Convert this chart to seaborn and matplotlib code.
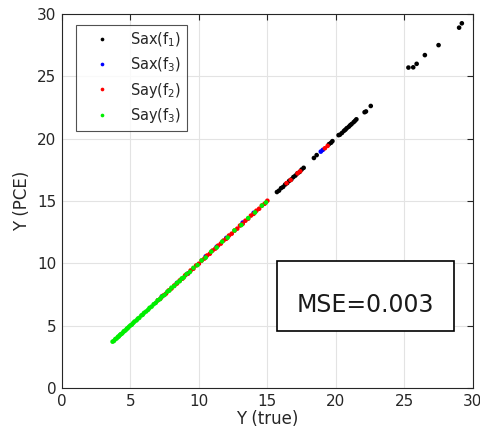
import numpy as np
import pandas as pd
import matplotlib
matplotlib.use("Agg")
import matplotlib.pyplot as plt
from matplotlib.patches import Rectangle
import seaborn as sns

# ---- data ----
sax_f1_x = [15.7, 15.85, 16.0, 16.15, 16.3, 16.45, 16.6, 16.75, 16.9, 17.05, 17.2, 17.35, 17.5, 17.65,
            18.4, 18.6, 19.5, 19.65, 19.75,
            20.2, 20.3, 20.45, 20.6, 20.7, 20.8, 20.95, 21.05, 21.15, 21.3, 21.4, 21.5,
            22.1, 22.2, 22.55, 25.3, 25.65, 25.9, 26.5, 27.5, 29.0, 29.2]
sax_f1_y = [15.72, 15.83, 16.03, 16.13, 16.32, 16.44, 16.62, 16.73, 16.92, 17.04, 17.22, 17.33, 17.52, 17.66,
            18.45, 18.68, 19.56, 19.67, 19.8,
            20.28, 20.32, 20.46, 20.63, 20.72, 20.84, 20.96, 21.08, 21.17, 21.32, 21.43, 21.55,
            22.12, 22.18, 22.62, 25.7, 25.72, 26.0, 26.7, 27.5, 28.9, 29.25]

sax_f3_x = [7.3, 8.4, 9.2, 10.5, 11.3, 12.0, 13.2, 14.0, 18.9, 19.05]
sax_f3_y = [7.35, 8.43, 9.18, 10.56, 11.33, 12.04, 13.27, 14.05, 18.96, 19.1]

say_f2_x = [7.0, 7.2, 7.4, 7.6, 7.8, 8.0, 8.2, 8.4, 8.6, 8.8,
            9.0, 9.2, 9.4, 9.6, 9.8, 10.0, 10.2, 10.4, 10.6, 10.8,
            11.0, 11.2, 11.4, 11.6, 11.8, 12.0, 12.2, 12.4, 12.6, 12.8,
            13.0, 13.2, 13.4, 13.6, 13.8, 14.0, 14.2, 14.4, 14.6, 14.8,
            15.0, 16.4, 16.7, 17.2, 17.4, 19.2, 19.4]
say_f2_y = [7.03, 7.18, 7.42, 7.57, 7.83, 7.98, 8.22, 8.38, 8.63, 8.77,
            9.04, 9.18, 9.43, 9.57, 9.83, 9.97, 10.22, 10.38, 10.63, 10.77,
            11.03, 11.18, 11.42, 11.58, 11.83, 11.97, 12.23, 12.38, 12.62, 12.78,
            13.03, 13.17, 13.42, 13.58, 13.83, 13.97, 14.22, 14.38, 14.63, 14.78,
            15.02, 16.43, 16.68, 17.22, 17.38, 19.23, 19.42]

say_f3_x = [3.7, 3.8, 3.9, 4.0, 4.1, 4.15, 4.25, 4.3, 4.4, 4.5, 4.55, 4.65, 4.75, 4.8, 4.9,
            5.0, 5.1, 5.2, 5.3, 5.45, 5.55, 5.65, 5.8, 5.9, 6.0, 6.15, 6.3, 6.4, 6.55, 6.7,
            6.85, 7.0, 7.15, 7.3, 7.5, 7.7, 7.85, 8.0, 8.2, 8.4, 8.6, 8.75, 8.9, 9.1, 9.35,
            9.6, 9.9, 10.2, 10.5, 10.9, 11.3, 11.7, 12.1, 12.6, 13.1, 13.6, 14.1, 14.6, 14.9]
say_f3_y = [3.72, 3.78, 3.93, 3.98, 4.12, 4.13, 4.27, 4.31, 4.38, 4.52, 4.57, 4.63, 4.77, 4.79, 4.92,
            5.02, 5.08, 5.21, 5.33, 5.43, 5.57, 5.63, 5.82, 5.88, 6.03, 6.14, 6.28, 6.43, 6.53, 6.72,
            6.83, 7.04, 7.12, 7.33, 7.47, 7.73, 7.82, 8.05, 8.18, 8.43, 8.57, 8.79, 8.87, 9.14, 9.31,
            9.64, 9.86, 10.23, 10.46, 10.94, 11.27, 11.74, 12.06, 12.64, 13.07, 13.63, 14.08, 14.63, 14.88]

series_labels = ["Sax(f$_1$)", "Sax(f$_3$)", "Say(f$_2$)", "Say(f$_3$)"]
series_colors = ["#000000", "#0000ff", "#ff0000", "#00ee00"]
ticks = [0, 5, 10, 15, 20, 25, 30]
mse_text = "MSE=0.003"

frames = []
for lab, xs, ys in zip(series_labels,
                       [sax_f1_x, sax_f3_x, say_f2_x, say_f3_x],
                       [sax_f1_y, sax_f3_y, say_f2_y, say_f3_y]):
    frames.append(pd.DataFrame({"x": xs, "y": ys, "series": lab}))
df = pd.concat(frames, ignore_index=True)

sns.set_style("white")
plt.rcParams["font.family"] = ["DejaVu Sans"]

fig = plt.figure(figsize=(4.8, 4.36), dpi=100)
ax = fig.add_axes([0.129, 0.110, 0.856, 0.858])

sns.scatterplot(data=df, x="x", y="y", hue="series", hue_order=series_labels,
                palette=dict(zip(series_labels, series_colors)),
                s=11, linewidth=0, marker="o", ax=ax, legend=True)

ax.set_xlim(0, 30)
ax.set_ylim(0, 30)
ax.set_xticks(ticks)
ax.set_yticks(ticks)
ax.grid(True, color="#e3e3e3", linewidth=0.8)
ax.set_axisbelow(True)
tc = "#262626"
ax.tick_params(direction="in", top=True, right=True, length=4, width=0.8,
               labelsize=11, colors=tc, pad=4)
for sp in ax.spines.values():
    sp.set_visible(True)
    sp.set_color(tc)
    sp.set_linewidth(0.8)
ax.set_xlabel("Y (true)", fontsize=12, color=tc, labelpad=1)
ax.set_ylabel("Y (PCE)", fontsize=12, color=tc, labelpad=4)

leg = ax.legend(loc="upper left", bbox_to_anchor=(0.034, 0.971), fontsize=10.5,
                frameon=True, fancybox=False, markerscale=0.8, handletextpad=0.5,
                borderpad=0.4, labelspacing=0.45, handlelength=2.8, borderaxespad=0)
leg.get_frame().set_edgecolor(tc)
leg.get_frame().set_linewidth(0.8)
for t in leg.get_texts():
    t.set_color(tc)

ax.add_patch(Rectangle((0.523, 0.152), 0.431, 0.188, transform=ax.transAxes,
                       fill=True, facecolor="white", edgecolor="black", linewidth=1.2, zorder=5))
ax.text(0.738, 0.222, mse_text, transform=ax.transAxes, fontsize=17, color="#1a1a1a",
        ha="center", va="center", zorder=6)

fig.savefig("out.png", dpi=100)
════════════════
_Description of the task:_ Every line from the start of the listing above through the line with "15.02, 16.43, 16.68, 17.22, 17.38, 19.23, 19.42]" should be repeated exactly; skip the pictures and add nothing else.

_Exercise result:_
Convert this chart to seaborn and matplotlib code.
import numpy as np
import pandas as pd
import matplotlib
matplotlib.use("Agg")
import matplotlib.pyplot as plt
from matplotlib.patches import Rectangle
import seaborn as sns

# ---- data ----
sax_f1_x = [15.7, 15.85, 16.0, 16.15, 16.3, 16.45, 16.6, 16.75, 16.9, 17.05, 17.2, 17.35, 17.5, 17.65,
            18.4, 18.6, 19.5, 19.65, 19.75,
            20.2, 20.3, 20.45, 20.6, 20.7, 20.8, 20.95, 21.05, 21.15, 21.3, 21.4, 21.5,
            22.1, 22.2, 22.55, 25.3, 25.65, 25.9, 26.5, 27.5, 29.0, 29.2]
sax_f1_y = [15.72, 15.83, 16.03, 16.13, 16.32, 16.44, 16.62, 16.73, 16.92, 17.04, 17.22, 17.33, 17.52, 17.66,
            18.45, 18.68, 19.56, 19.67, 19.8,
            20.28, 20.32, 20.46, 20.63, 20.72, 20.84, 20.96, 21.08, 21.17, 21.32, 21.43, 21.55,
            22.12, 22.18, 22.62, 25.7, 25.72, 26.0, 26.7, 27.5, 28.9, 29.25]

sax_f3_x = [7.3, 8.4, 9.2, 10.5, 11.3, 12.0, 13.2, 14.0, 18.9, 19.05]
sax_f3_y = [7.35, 8.43, 9.18, 10.56, 11.33, 12.04, 13.27, 14.05, 18.96, 19.1]

say_f2_x = [7.0, 7.2, 7.4, 7.6, 7.8, 8.0, 8.2, 8.4, 8.6, 8.8,
            9.0, 9.2, 9.4, 9.6, 9.8, 10.0, 10.2, 10.4, 10.6, 10.8,
            11.0, 11.2, 11.4, 11.6, 11.8, 12.0, 12.2, 12.4, 12.6, 12.8,
            13.0, 13.2, 13.4, 13.6, 13.8, 14.0, 14.2, 14.4, 14.6, 14.8,
            15.0, 16.4, 16.7, 17.2, 17.4, 19.2, 19.4]
say_f2_y = [7.03, 7.18, 7.42, 7.57, 7.83, 7.98, 8.22, 8.38, 8.63, 8.77,
            9.04, 9.18, 9.43, 9.57, 9.83, 9.97, 10.22, 10.38, 10.63, 10.77,
            11.03, 11.18, 11.42, 11.58, 11.83, 11.97, 12.23, 12.38, 12.62, 12.78,
            13.03, 13.17, 13.42, 13.58, 13.83, 13.97, 14.22, 14.38, 14.63, 14.78,
            15.02, 16.43, 16.68, 17.22, 17.38, 19.23, 19.42]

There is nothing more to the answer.